Rory Shayne et Micheline-Rachel Dubiel. Source : numéro de 1980 d’Allô Police

C’était un braquage impressionnant, autant pour sa planification que son exécution, mais ce n’était qu’un de plus dans une longue liste de crimes et de fuites orchestrés par Rory Shayne. Cependant, malgré toute son audace, il était et reste un personnage mystérieux du monde de la criminalité. Nous avons parlé à son avocat, à son professeur en prison et à un codétenu de ce génie criminel aujourd’hui oublié.
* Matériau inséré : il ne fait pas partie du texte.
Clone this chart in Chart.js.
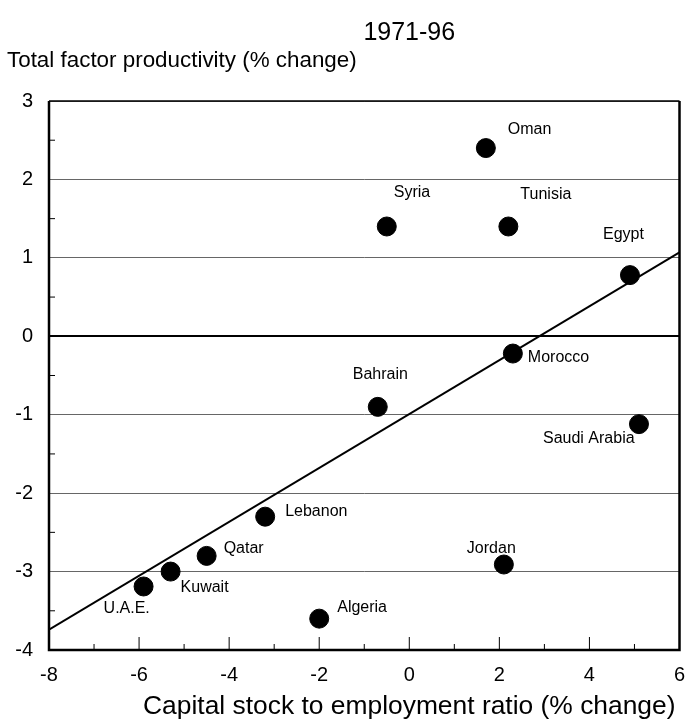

La capitale nord-américaine du vol de banque

Rory Shayne occupe une place prépondérante dans le livre Montreal’s Irish Mafia: The True Story of the Infamous West End Gang, de D’Arcy et Miranda O’Connor. Toutefois, il se tenait à l’écart des réseaux de voleurs et de trafiquants qui sévissaient alors.

« Dunie Ryan, qui était le chef du West End Gang, ne voulait pas avoir affaire à Rory. Il pensait qu’il était fou et qu’il ne ferait que lui attirer des ennuis », dit D’Arcy, faisant allusion à ses modus operandi déments et à sa propension à se procurer des armes lourdes avec le butin des cambriolages de banque.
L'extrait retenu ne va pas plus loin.